Problem to work on — Draw out every line with the word "chart" from the listing below.

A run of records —
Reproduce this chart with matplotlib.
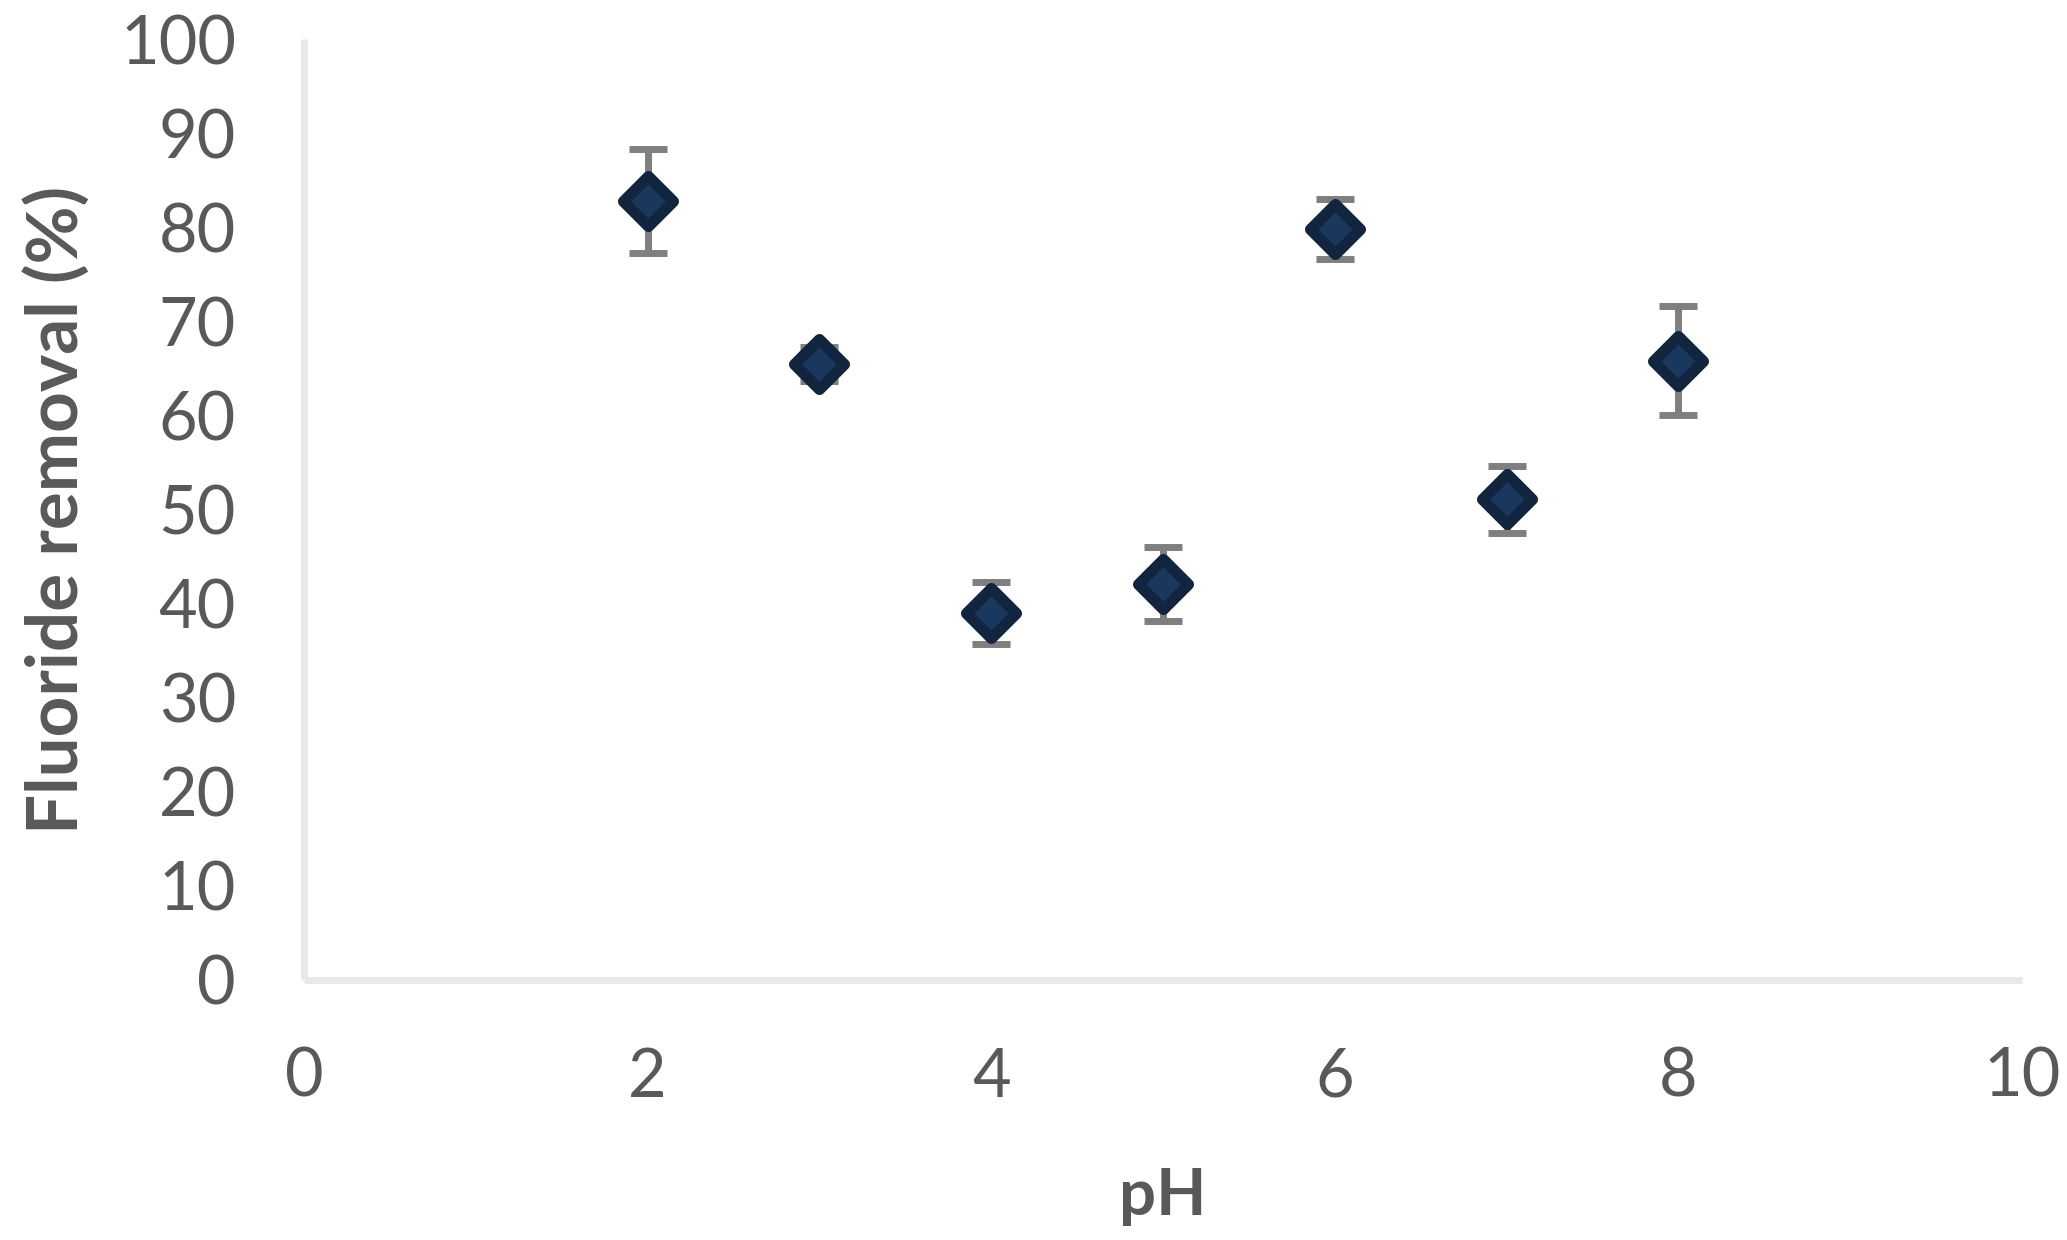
import matplotlib
matplotlib.use("Agg")
import matplotlib.pyplot as plt
from matplotlib.markers import MarkerStyle

# fluoride removal vs pH
ph = [2, 3, 4, 5, 6, 7, 8]
removal = [82.8, 65.5, 39.0, 42.1, 79.8, 51.1, 65.8]
removal_err = [5.5, 1.8, 3.25, 3.9, 3.15, 3.55, 5.8]

x_ticks = [0, 2, 4, 6, 8, 10]
y_ticks = [0, 10, 20, 30, 40, 50, 60, 70, 80, 90, 100]

plt.rcParams['font.family'] = ['Lato', 'DejaVu Sans']
text_grey = '#595959'
axis_grey = '#e8e8e8'

fig = plt.figure(figsize=(20.67, 12.4), dpi=100)
ax = fig.add_axes([0.1471, 0.2097, 0.8311, 0.7588])

ax.errorbar(ph, removal, yerr=removal_err, fmt='none', ecolor='#7f7f7f',
            elinewidth=5, capsize=14, capthick=5, zorder=2)
ax.plot(ph, removal, linestyle='none',
        marker=MarkerStyle('D', joinstyle='round'), markersize=25.4,
        markerfacecolor='#1a375e', markeredgecolor='#11253f',
        markeredgewidth=8, zorder=3)

ax.set_xlim(0, 10)
ax.set_ylim(0, 100)
ax.set_xticks(x_ticks)
ax.set_yticks(y_ticks)
ax.tick_params(length=0, labelsize=48, labelcolor=text_grey)
ax.tick_params(axis='x', pad=48)
ax.tick_params(axis='y', pad=49)

for side in ['top', 'right']:
    ax.spines[side].set_visible(False)
for side in ['left', 'bottom']:
    ax.spines[side].set_color(axis_grey)
    ax.spines[side].set_linewidth(5)
    ax.spines[side].set_capstyle('butt')

ax.set_xlabel('pH', fontsize=47, fontweight='bold', color=text_grey,
              va='baseline')
ax.set_ylabel('Fluoride removal (%)', fontsize=51, fontweight='bold',
              color=text_grey, va='center')
ax.yaxis.set_label_coords(-0.144, 0.5)
ax.xaxis.set_label_coords(0.5, -0.2497)

fig.savefig('out.png', dpi=100)
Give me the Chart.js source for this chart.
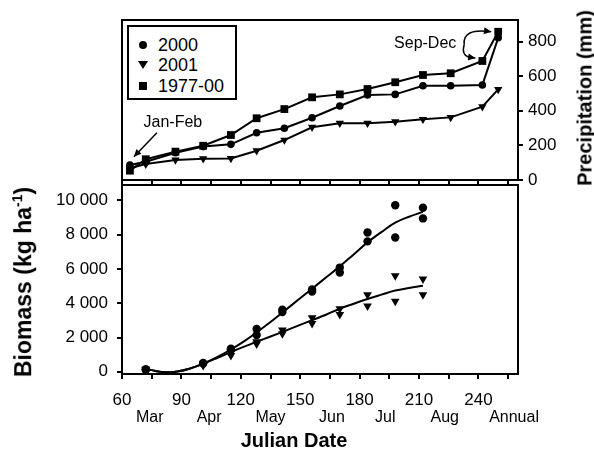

Reply to the task —
Reproduce this chart with matplotlib.
Give me the Chart.js source for this chart.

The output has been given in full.